WRITTEN REQUEST
Write out the entire listing below exactly as it appears, minus any pictures.

PROVIDED MATERIAL
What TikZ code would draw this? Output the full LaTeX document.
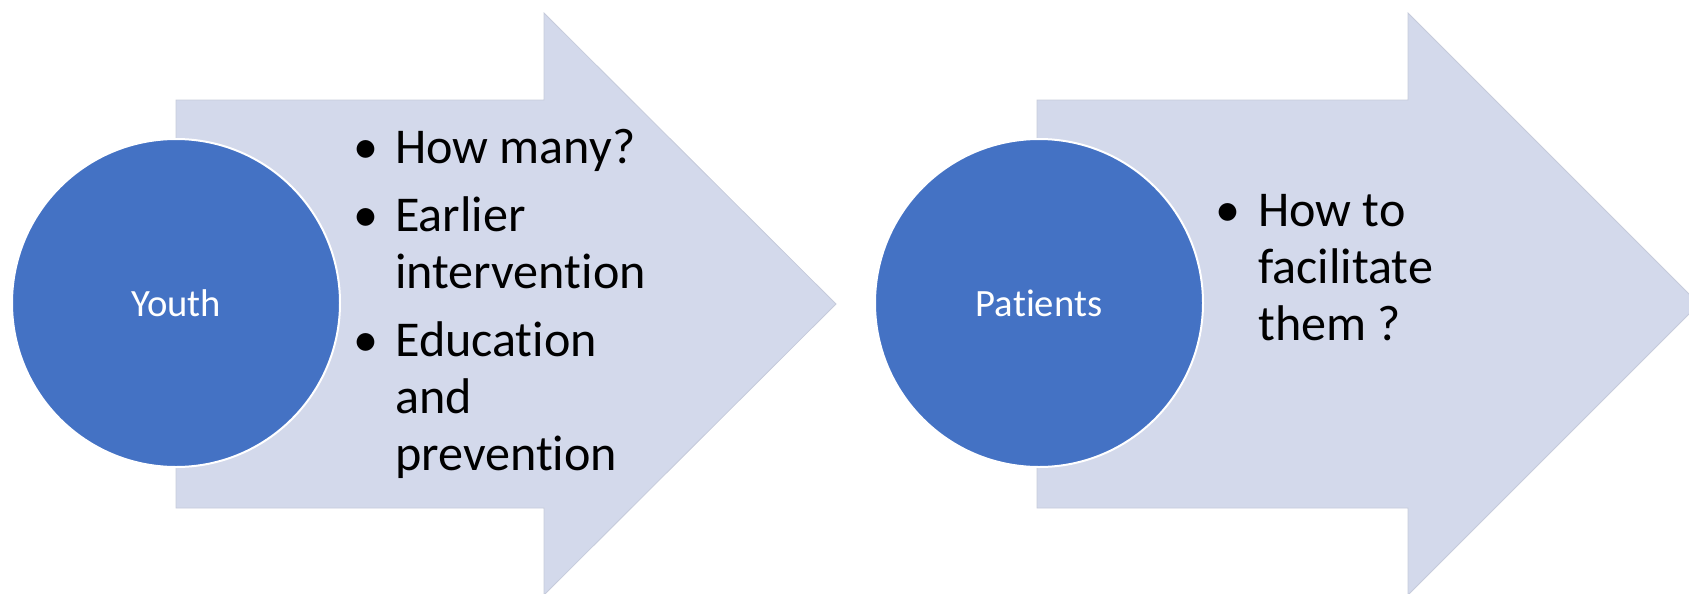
\documentclass[tikz,border=0pt]{standalone}
\usepackage{fontspec}
\setmainfont[Ligatures={NoCommon}]{Carlito}

\definecolor{circblue}{RGB}{68,114,196}
\definecolor{arrowfill}{RGB}{211,217,235}
\definecolor{arrowedge}{RGB}{198,203,219}

\tikzset{
    bigarrow/.style={fill=arrowfill, draw=arrowedge, line width=0.6pt},
    topic/.style={circle, fill=circblue, draw=white, line width=1.5pt, minimum size=246pt, inner sep=0pt, text=white, font=\fontsize{29}{35}\selectfont},
    bullettext/.style={anchor=base west, inner sep=0pt, font=\fontsize{37.6}{43}\selectfont},
    bulletdot/.style={anchor=base, inner sep=0pt, font=\fontsize{37.6}{43}\selectfont}
}

\begin{document}
\begin{tikzpicture}[x=0.75pt,y=0.75pt,yscale=-1,xscale=1]
    \useasboundingbox (0,0) rectangle (1689,593);
    \clip (0,0) rectangle (1689,593);
    %Shape: Right Arrow [Youth]
    \draw [bigarrow] (176,100) -- (544,100) -- (544,13) -- (836,304) -- (544,595) -- (544,508) -- (176,508) -- cycle ;
    %Shape: Right Arrow [Patients]
    \draw [bigarrow] (1037,100) -- (1408,100) -- (1408,13) -- (1699,304) -- (1408,595) -- (1408,508) -- (1037,508) -- cycle ;

    %Shape: Circle
    \node [topic] (youth) at (176,303) {Youth};
    %Shape: Circle
    \node [topic] (patients) at (1039,303) {Patients};

    % Bullets
    \node [bulletdot] (b1) at (366,163) {•};
    \node [bulletdot] (b2) at (366,231) {•};
    \node [bulletdot] (b3) at (366,356) {•};
    \node [bulletdot] (b4) at (1228,226) {•};

    % Text Node
    \node [bullettext] (howmany) at (395,163) {How many?};
    % Text Node
    \node [bullettext] (earlier) at (395,231) {Earlier};
    % Text Node
    \node [bullettext] (interv) at (395,288) {intervention};
    % Text Node
    \node [bullettext] (educ) at (395,356) {Education};
    % Text Node
    \node [bullettext] (and) at (395,413) {and};
    % Text Node
    \node [bullettext] (prev) at (395,470) {prevention};
    % Text Node
    \node [bullettext] (howto) at (1258,226) {How to};
    % Text Node
    \node [bullettext] (facil) at (1258,283) {facilitate};
    % Text Node
    \node [bullettext] (them) at (1258,340) {them ?};
\end{tikzpicture}
\end{document}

EXERCISE ANSWER
What TikZ code would draw this? Output the full LaTeX document.
\documentclass[tikz,border=0pt]{standalone}
\usepackage{fontspec}
\setmainfont[Ligatures={NoCommon}]{Carlito}

\definecolor{circblue}{RGB}{68,114,196}
\definecolor{arrowfill}{RGB}{211,217,235}
\definecolor{arrowedge}{RGB}{198,203,219}

\tikzset{
    bigarrow/.style={fill=arrowfill, draw=arrowedge, line width=0.6pt},
    topic/.style={circle, fill=circblue, draw=white, line width=1.5pt, minimum size=246pt, inner sep=0pt, text=white, font=\fontsize{29}{35}\selectfont},
    bullettext/.style={anchor=base west, inner sep=0pt, font=\fontsize{37.6}{43}\selectfont},
    bulletdot/.style={anchor=base, inner sep=0pt, font=\fontsize{37.6}{43}\selectfont}
}

\begin{document}
\begin{tikzpicture}[x=0.75pt,y=0.75pt,yscale=-1,xscale=1]
    \useasboundingbox (0,0) rectangle (1689,593);
    \clip (0,0) rectangle (1689,593);
    %Shape: Right Arrow [Youth]
    \draw [bigarrow] (176,100) -- (544,100) -- (544,13) -- (836,304) -- (544,595) -- (544,508) -- (176,508) -- cycle ;
    %Shape: Right Arrow [Patients]
    \draw [bigarrow] (1037,100) -- (1408,100) -- (1408,13) -- (1699,304) -- (1408,595) -- (1408,508) -- (1037,508) -- cycle ;

    %Shape: Circle
    \node [topic] (youth) at (176,303) {Youth};
    %Shape: Circle
    \node [topic] (patients) at (1039,303) {Patients};

    % Bullets
    \node [bulletdot] (b1) at (366,163) {•};
    \node [bulletdot] (b2) at (366,231) {•};
    \node [bulletdot] (b3) at (366,356) {•};
    \node [bulletdot] (b4) at (1228,226) {•};

    % Text Node
    \node [bullettext] (howmany) at (395,163) {How many?};
    % Text Node
    \node [bullettext] (earlier) at (395,231) {Earlier};
    % Text Node
    \node [bullettext] (interv) at (395,288) {intervention};
    % Text Node
    \node [bullettext] (educ) at (395,356) {Education};
    % Text Node
    \node [bullettext] (and) at (395,413) {and};
    % Text Node
    \node [bullettext] (prev) at (395,470) {prevention};
    % Text Node
    \node [bullettext] (howto) at (1258,226) {How to};
    % Text Node
    \node [bullettext] (facil) at (1258,283) {facilitate};
    % Text Node
    \node [bullettext] (them) at (1258,340) {them ?};
\end{tikzpicture}
\end{document}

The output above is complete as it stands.